Dave Brubeck, jazz pianist and composer, died at 91

  Dead Famous

Dead, David Warren “Dave” Brubeck on December 5, 2012, he was an American jazz pianist and composer, considered to be one of the foremost exponents of cool jazz.

He wrote a number of jazz standards, including “In Your Own Sweet Way” and “The Duke.”

Born December 6, 1920 in the San Francisco Bay Area city of Concord, California, and grew up in Ione.

His father, Peter Howard “Pete” Brubeck, was a cattle rancher, and his mother, Elizabeth (née Ivey), who had studied piano in England under Myra Hess and intended to become a concert pianist, taught piano for extra money.

His father had Swiss ancestry (the family surname was originally “Brodbeck”) and possibly Native American Modoc lineage, while his maternal grandparents were English and German.

After graduating in 1942, Brubeck was drafted into the U.S. Army. He served in Europe in the Third Army.

He volunteered to play piano at a Red Cross show and was such a hit that he was spared from combat service and ordered to form a band.

He created one of the U.S. armed forces’ first racially integrated bands, “The Wolfpack”.

While serving in the military, Brubeck met Paul Desmond in early 1944.

He returned to college after serving nearly four years in the army, this time attending Mills College in Oakland.

He studied under Darius Milhaud, who encouraged him to study fugue and orchestration, but not classical piano.

While on active duty, he received two lessons from Arnold Schoenberg at UCLA in an attempt to connect with High Modernism theory and practice.

However, the encounter did not end on good terms since Schoenberg believed that every note should be accounted for, an approach which Brubeck could not accept, although according to his son Chris Brubeck, there is a twelve-tone row in The Light in the Wilderness, Dave Brubeck’s first oratorio.

In a long and successful career, Mr. Brubeck brought a distinctive mixture of experimentation and accessibility that won over listeners who had been trained to the sonic dimensions of the three-minute pop single.

Mr. Brubeck experimented with time signatures and polytonality and explored musical theater and the oratorio, baroque compositional devices and foreign modes.

He did not always please the critics, who often described his music as schematic, bombastic and — a word he particularly disliked — stolid.

But his very stubbornness and strangeness — the blockiness of his playing, the oppositional push-and-pull between his piano and Paul Desmond’s alto saxophone — make the Brubeck quartet’s best work still sound original.
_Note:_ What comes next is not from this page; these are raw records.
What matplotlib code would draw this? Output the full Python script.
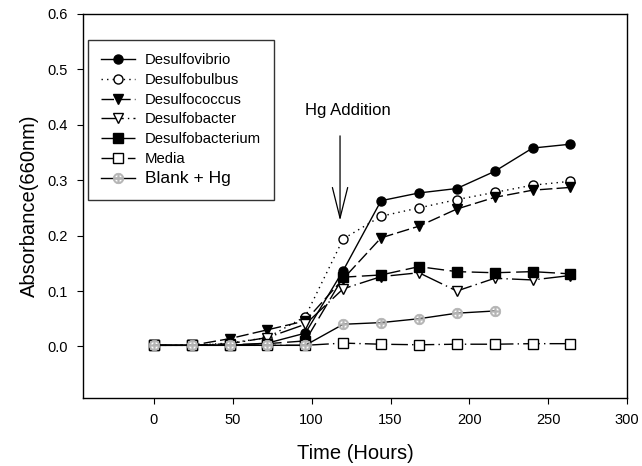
import matplotlib.pyplot as plt
import numpy as np

plt.rcParams['font.family'] = ['Liberation Sans', 'DejaVu Sans']

# tiempos de muestreo (horas)
tiempo = [0, 24, 48, 72, 96, 120, 144, 168, 192, 216, 240, 264]
tiempo_blanco = [0, 24, 48, 72, 96, 120, 144, 168, 192, 216]

desulfovibrio = [0.002, 0.002, 0.002, 0.006, 0.024, 0.137, 0.263, 0.277, 0.285, 0.316, 0.358, 0.365]
desulfobulbus = [0.002, 0.002, 0.006, 0.016, 0.054, 0.194, 0.235, 0.250, 0.265, 0.278, 0.291, 0.298]
desulfococcus = [0.002, 0.002, 0.014, 0.030, 0.046, 0.122, 0.196, 0.217, 0.248, 0.269, 0.282, 0.287]
desulfobacter = [0.002, 0.002, 0.005, 0.016, 0.040, 0.104, 0.126, 0.133, 0.100, 0.123, 0.120, 0.128]
desulfobacterium = [0.002, 0.002, 0.003, 0.005, 0.010, 0.125, 0.129, 0.144, 0.135, 0.133, 0.135, 0.131]
media = [0.002, 0.002, 0.002, 0.002, 0.002, 0.006, 0.004, 0.003, 0.004, 0.004, 0.005, 0.005]
blanco_hg = [0.002, 0.002, 0.002, 0.002, 0.002, 0.040, 0.043, 0.050, 0.060, 0.064]

fig = plt.figure(figsize=(6.42, 4.66), dpi=100)
ax = fig.add_axes([0.129, 0.146, 0.848, 0.824])

ms = 6.5
ax.plot(tiempo, desulfovibrio, color='black', lw=1, ls='-', marker='o', ms=ms,
        mfc='black', mec='black', label='Desulfovibrio')
ax.plot(tiempo, desulfobulbus, color='black', lw=1, ls=(0, (1, 3)), marker='o', ms=ms,
        mfc='white', mec='black', label='Desulfobulbus')
ax.plot(tiempo, desulfococcus, color='black', lw=1, ls=(0, (9, 3)), marker='v', ms=ms + 0.5,
        mfc='black', mec='black', label='Desulfococcus')
ax.plot(tiempo, desulfobacter, color='black', lw=1, ls=(0, (16, 3, 1, 3)), marker='v', ms=ms + 1,
        mfc='white', mec='black', label='Desulfobacter')
ax.plot(tiempo, desulfobacterium, color='black', lw=1, ls=(0, (12, 4)), marker='s', ms=ms,
        mfc='black', mec='black', label='Desulfobacterium')
ax.plot(tiempo, media, color='black', lw=1, ls=(0, (12, 3, 1, 3)), marker='s', ms=ms,
        mfc='white', mec='black', label='Media')
ax.plot(tiempo_blanco, blanco_hg, color='black', lw=1, ls='-', marker='$\\oplus$', ms=7.5,
        mfc='#b4b4b4', mec='#b4b4b4', mew=0.6, label='Blank + Hg')

# flecha de adición de mercurio
ax.annotate('', xy=(118, 0.227), xytext=(118, 0.38),
            arrowprops=dict(arrowstyle='->,head_length=2.2,head_width=0.55', color='black',
                            lw=0.9, shrinkA=0, shrinkB=0))
ax.text(123, 0.425, 'Hg Addition', ha='center', va='center', fontsize=12)

ax.set_xlim(-45, 300)
ax.set_ylim(-0.093, 0.6)
ax.set_xticks(np.arange(0, 301, 50))
ax.set_yticks(np.arange(0, 0.61, 0.1))
ax.set_yticklabels(['0.0', '0.1', '0.2', '0.3', '0.4', '0.5', '0.6'])
ax.tick_params(direction='out', length=4, width=0.8, labelsize=10.5, pad=7)
for s in ax.spines.values():
    s.set_linewidth(1)

ax.set_xlabel('Time (Hours)', fontsize=14.5, labelpad=12)
ax.set_ylabel('Absorbance(660nm)', fontsize=14.5, labelpad=6)

leg = ax.legend(loc='upper left', bbox_to_anchor=(0.009, 0.932), borderaxespad=0,
                fontsize=10.7, handlelength=2.3, frameon=True, fancybox=False,
                edgecolor='black', borderpad=0.9, labelspacing=0.38, handletextpad=0.65)
leg.get_frame().set_linewidth(1)
leg.get_texts()[-1].set_fontsize(12.5)

fig.savefig('out.png', dpi=100)
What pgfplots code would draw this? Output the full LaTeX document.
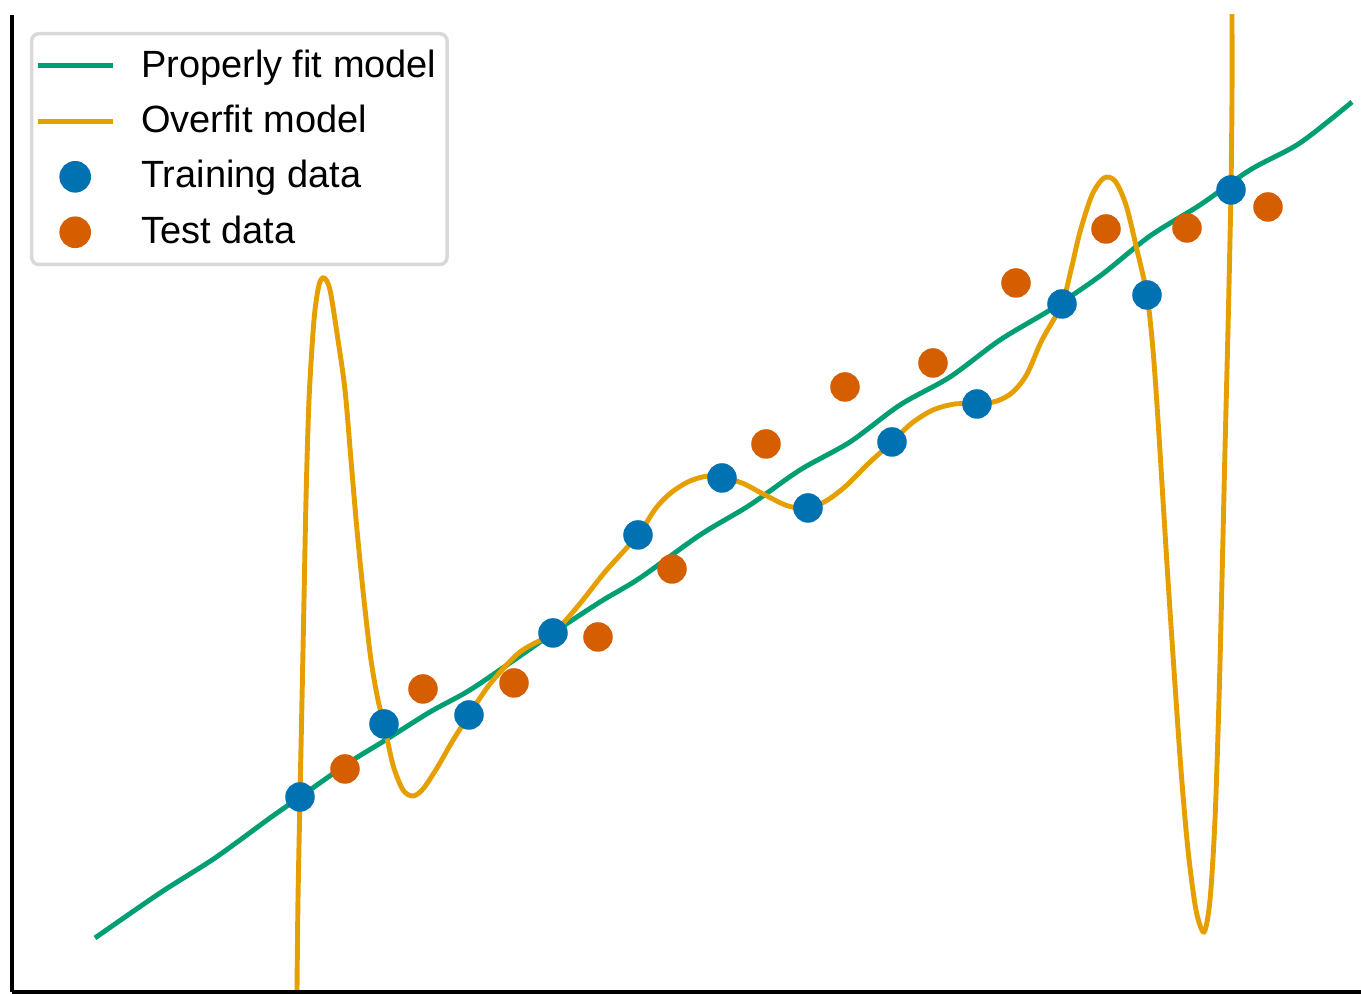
\documentclass[border=0pt]{standalone}
\usepackage{fontspec}
\setmainfont{Liberation Sans}
\usepackage{pgfplots}
\pgfplotsset{compat=1.18}
\definecolor{fitgreen}{RGB}{0,158,115}
\definecolor{overorange}{RGB}{230,159,0}
\definecolor{trainblue}{RGB}{0,114,178}
\definecolor{testorange}{RGB}{213,94,0}
\begin{document}
\begin{tikzpicture}
\useasboundingbox (-0.12cm,-0.02cm) rectangle (13.49cm,9.92cm);
\begin{axis}[
    at={(0,0)}, anchor=origin,
    scale only axis,
    width=13.49cm, height=9.77cm,
    xmin=12, xmax=1361, ymin=2, ymax=979,
    axis x line=bottom, axis y line=left,
    axis line style={-, line width=1.3pt, black},
    xtick=\empty, ytick=\empty,
    clip=true,
    legend style={
        at={(0.0133,0.9826)}, anchor=north west,
        draw=black!15, line width=1pt, rounded corners=2pt, fill=white,
        font=\fontsize{10.8}{13}\selectfont,
        inner xsep=1pt, inner ysep=2.5pt,
        row sep=2.45pt, column sep=5.4pt,
        cells={anchor=west},
        nodes={inner sep=2pt},
    },
    legend image code/.code={
        \draw[#1, mark repeat=2, mark phase=2] plot coordinates {(0cm,0cm) (0.375cm,0cm) (0.75cm,0cm)};
    },
]
\addplot[fitgreen, line width=1.4pt, smooth] coordinates {
(95,56) (160,101) (215,136) (270,176) (300,197) (350,232) (384,253) (430,282)
(470,304) (520,338) (553,361) (600,392) (640,416) (700,459) (750,489) (800,524)
(850,552) (900,589) (950,617) (1000,654) (1050,684) (1100,718) (1150,758)
(1200,789) (1250,824) (1300,851) (1352,892)
};
\addlegendentry{Properly fit model}
\addplot[overorange, line width=1.4pt, smooth] coordinates {
(297,4) (298,94) (300,197) (302,294) (304,394) (306,494) (309,594) (314,674)
(319,709) (324,716) (330,704) (338,654) (345,604) (351,534) (357,464) (364,394)
(371,334) (378,294) (384,270) (393,229) (403,204) (413,198) (423,205) (437,226)
(452,252) (469,279) (490,310) (520,342) (553,361) (578,388) (605,422) (638,459)
(656,486) (672,502) (690,513) (708,518) (722,516) (742,511) (765,499) (788,488)
(808,486) (826,493) (846,508) (868,530) (892,552) (912,571) (933,584) (955,590)
(977,590) (997,593) (1013,602) (1027,620) (1042,654) (1062,690) (1071,724)
(1080,762) (1092,799) (1104,816) (1115,813) (1126,789) (1137,744) (1147,699)
(1153,644) (1158,574) (1163,494) (1168,414) (1174,324) (1181,224) (1188,144)
(1196,84) (1204,62) (1210,94) (1215,174) (1219,294) (1222,414) (1225,544)
(1228,664) (1230,754) (1231,804) (1232,894) (1232,985)
};
\addlegendentry{Overfit model}
\addplot[only marks, mark=*, mark size=4pt, color=trainblue] coordinates {
(300,197) (384,270) (469,279) (553,361) (638,459) (722,516) (808,486) (892,552)
(977,590) (1062,690) (1147,699) (1231,804)
};
\addlegendentry{Training data}
\addplot[only marks, mark=*, mark size=4pt, color=testorange] coordinates {
(345,225) (423,305) (514,311) (598,357) (672,425) (766,550) (845,607) (933,631)
(1016,711) (1106,765) (1187,766) (1268,787)
};
\addlegendentry{Test data}
\end{axis}
\end{tikzpicture}
\end{document}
In the late 1940s and early ’50s Mr. Brubeck also led a trio with Ron Crotty on bass and Cal Tjader on drums.

It was around this time that he started to develop an audience. He was given an initial boost by the San Francisco disc jockey Jimmy Lyons, later the founder of the Monterey Jazz Festival, who plugged the band on KNBC radio and helped secure it a record deal with Coronet.

In 1951 the trio expanded to a quartet, with Mr. Desmond returning. (The permanent lineup change was perhaps inevitable, as Mr. Desmond was desperate to join his old friend’s increasingly popular band, but it may also have had to do with physical necessity: Mr. Brubeck had suffered a serious neck injury while swimming in Hawaii, limiting his dexterity, and he needed another soloist to help carry the music.) As a composer, Mr. Brubeck used jazz to address religious themes and to bridge social and political divides.

His cantata “The Gates of Justice,” from 1969, dealt with blacks and Jews in America; another cantata, “Truth Is Fallen” (1972), lamented the killing of student protesters at Kent State University in 1970, with a score including orchestra, electric guitars and police sirens.